I came upon your post while also researching wingnut trees, and thought I'd chime in. There is a small specimen (20 ft or so) of Pterocarya stenoptera here at the Minnesota Landscape Arboretum, a solid zone 4. According to the ID tag on it, it was planted about 12 years ago, so it seems our colder climate might be slowing it's growth rate. It appears to have some tip dieback here and there, but not really noticeable.

I have no idea where they got this specimen, but we normally hit -25F most winters here, so apparently this is one tough SOB of a wingnut!

I have a question for you: do you notice any animals feeding upon the seed clusters of the trees in your area? The wingnut I saw had a LOT of seeds this year, and since it's related to walnuts I was wondering if it has wildlife value? If it does, I might plant one on my property.

RE: Wingnut trees (pterocarya)

I don't think I have ever seen any wildlife feed on a wingnut tree.
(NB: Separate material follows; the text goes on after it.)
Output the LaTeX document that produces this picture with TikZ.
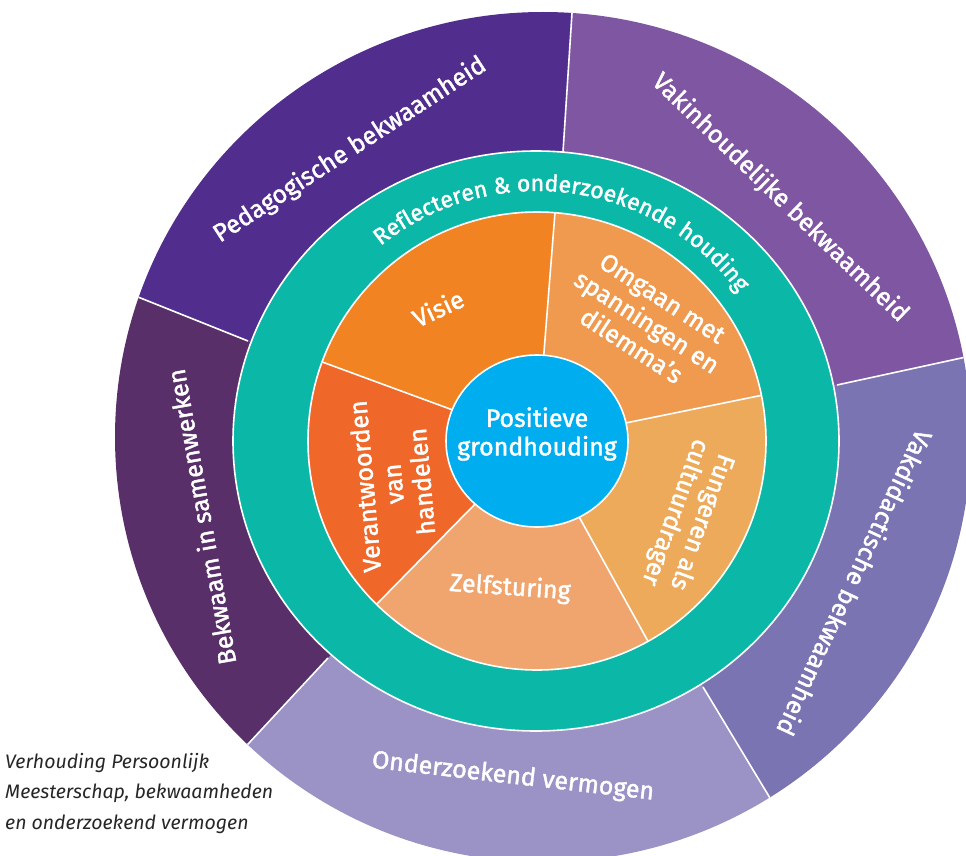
\documentclass[tikz,border=0pt]{standalone}
\usepackage{fontspec}
\setmainfont{Fira Sans}
\newfontfamily\medfont[FakeBold=1.6]{Fira Sans}
\usetikzlibrary{calc,shapes.geometric,decorations.text}
\definecolor{pedag}{RGB}{81,45,142}
\definecolor{vakinh}{RGB}{127,86,162}
\definecolor{vakdid}{RGB}{122,116,178}
\definecolor{onderz}{RGB}{155,146,197}
\definecolor{samenw}{RGB}{88,47,104}
\definecolor{reflect}{RGB}{11,184,168}
\definecolor{visie}{RGB}{242,131,34}
\definecolor{omgaan}{RGB}{240,154,80}
\definecolor{fungeren}{RGB}{237,170,90}
\definecolor{zelf}{RGB}{240,165,110}
\definecolor{verant}{RGB}{239,104,42}
\definecolor{kern}{RGB}{0,174,239}
\tikzset{
  divider/.style={draw=white, line width=1.6pt},
  band/.style={text=white, inner sep=0pt, font=\medfont\fontsize{25}{28}\selectfont},
  seg/.style={text=white, align=center, inner sep=0pt, font=\medfont\fontsize{25}{28.5}\selectfont},
  core/.style={ellipse, fill=kern, draw=white, line width=1.6pt, minimum width=182pt, minimum height=172pt},
  note/.style={align=left, inner sep=0pt, text=black!85, font=\itshape\fontsize{19.5}{30.5}\selectfont}
}

\begin{document}
\begin{tikzpicture}[x=1pt, y=1pt]
  \useasboundingbox (0,0) rectangle (966,-856);
  \clip (0,0) rectangle (966,-856);
  \coordinate (c) at (537,-441);
  % where the dividers of the outer band meet the teal band and the rim
  \coordinate (p1) at (563,-152); \coordinate (q1) at (572,-13);
  \coordinate (p2) at (837,-385); \coordinate (q2) at (966,-357);
  \coordinate (p3) at (703,-687); \coordinate (q3) at (770,-798);
  \coordinate (p4) at (328,-658); \coordinate (q4) at (249,-743);
  \coordinate (p5) at (248,-341); \coordinate (q5) at (138,-297);
  \foreach \i in {1,...,5} \coordinate (f\i) at ($(p\i)!4!(q\i)$);

  % outer band
  \begin{scope}
    \clip (543,-437) ellipse [x radius=428, y radius=425];
    \fill[pedag] (c) -- (p5) -- (f5) -- (f1) -- (p1) -- cycle;
    \fill[vakinh] (c) -- (p1) -- (f1) -- (f2) -- (p2) -- cycle;
    \fill[vakdid] (c) -- (p2) -- (f2) -- (f3) -- (p3) -- cycle;
    \fill[onderz] (c) -- (p3) -- (f3) -- (f4) -- (p4) -- cycle;
    \fill[samenw] (c) -- (p4) -- (f4) -- (f5) -- (p5) -- cycle;
    \foreach \i in {1,...,5} \draw[divider] (p\i) -- (f\i);
  \end{scope}

  % teal band
  \fill[reflect, divider] (536,-441) ellipse [x radius=303, y radius=290];

  % inner segments
  \fill[visie] (c) -- ++(85.5:229) arc[start angle=85.5, end angle=159.8, radius=229] -- cycle;
  \fill[verant] (c) -- ++(159.8:229) arc[start angle=159.8, end angle=225.5, radius=229] -- cycle;
  \fill[zelf] (c) -- ++(225.5:229) arc[start angle=225.5, end angle=299, radius=229] -- cycle;
  \fill[fungeren] (c) -- ++(-61:229) arc[start angle=-61, end angle=11.5, radius=229] -- cycle;
  \fill[omgaan] (c) -- ++(11.5:229) arc[start angle=11.5, end angle=85.5, radius=229] -- cycle;
  \foreach \a in {85.5,159.8,225.5,299,11.5} \draw[divider] (c) -- ++(\a:229);
  \draw[divider] (c) circle[radius=229];

  \node[core] (kern) at (c) {};
  \node[seg] (kernlabel) at (537,-434) {Positieve\\grondhouding};

  \node[seg, rotate=25] (visielabel) at (438,-308) {Visie};
  \node[seg, rotate=-33] (omgaanlabel) at (647,-322) {Omgaan met\\spanningen en\\dilemma’s};
  \node[seg, rotate=-110] (fungerenlabel) at (688,-517) {Fungeren als\\cultuurdrager};
  \node[seg, rotate=-4] (zelflabel) at (510,-588) {Zelfsturing};
  \node[seg, rotate=95] (verantlabel) at (393,-484) {Verantwoorden\\van\\handelen};

  \path[decorate, decoration={text along path, text align=center,
      text={|\color{white}\medfont\fontsize{23}{23}\selectfont|Reflecteren {\&} onderzoekende houding}}]
    ($(c)+(142.5:250)$) arc[start angle=142.5, end angle=22.5, radius=250];

  \node[band, rotate=33] (pedaglabel) at (350,-150) {Pedagogische bekwaamheid};
  \node[band, rotate=-44] (vakinhlabel) at (780,-198) {Vakinhoudelijke bekwaamheid};
  \node[band, rotate=-115] (vakdidlabel) at (855,-583) {Vakdidactische bekwaamheid};
  \node[band, rotate=-6.5] (onderzlabel) at (513,-777) {Onderzoekend vermogen};
  \node[band, rotate=100] (samenwlabel) at (201,-517) {Bekwaam in samenwerken};

  \node[note, anchor=north west] (caption) at (5,-753) {Verhouding Persoonlijk\\Meesterschap, bekwaamheden\\en onderzoekend vermogen};
\end{tikzpicture}
\end{document}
Those long chains of seed use to hang on to the tree well into the winter. But that is propably because no animal yet recognice the species as edible. Like some of the asian rowans grown here, their berries are eaten only by some birds that has been hungry enough to try that unfamiliar fruit

RE: Wingnut trees (pterocarya)

I must have missed this post back in May, sorry I didn't respond. No, dry soil hasn't been a factor, unless it's particularly susceptible.......we have had our periods of below normal rainfall, but we have also had more periods of above average. I'd say it's been in a good situation both in placement and in environment. We do have lots of deer browse, however, although I don't remember having seen this a victim but then again, I'm not the one who does the routine maintenance on most of the trees and shrubs or rides by them daily on a tractor. I have never personally seen any wildlife feed on mine. You've got my curiousity piqued now since I normally only take particular notice of this tree a few times a year, in spring to see how it fared the winter and in fall, to make mental notes.

RE: Wingnut trees (pterocarya)

Just went out and had a look at it. It was identified and sold by an arboretum as Chinese Wingnut. The picture does not give a good reference to judge size, but I am reasonably sure it does not exceed twenty feet. I stopped keeping records long ago since we have traditionally planted so many each year, and often dont even tag them either. I pitch the original tags in a bucket. LOL. I have never seen bloom on mine yet, so it may not be mature or I have just not noticed, but think I would. I do not know the exact year of planting but stopped acquiring from this source around five years ago, and this was not one of my last acquisitions from them. I'm still saying planted about ten years. It was only about four to five foot tall when purchased, and multibranched and pretended it was a shrub for many years. This is the first year I'd even say it resembles a tree. Very open canopy, branches low on the trunk. Hope it grows up to its potential.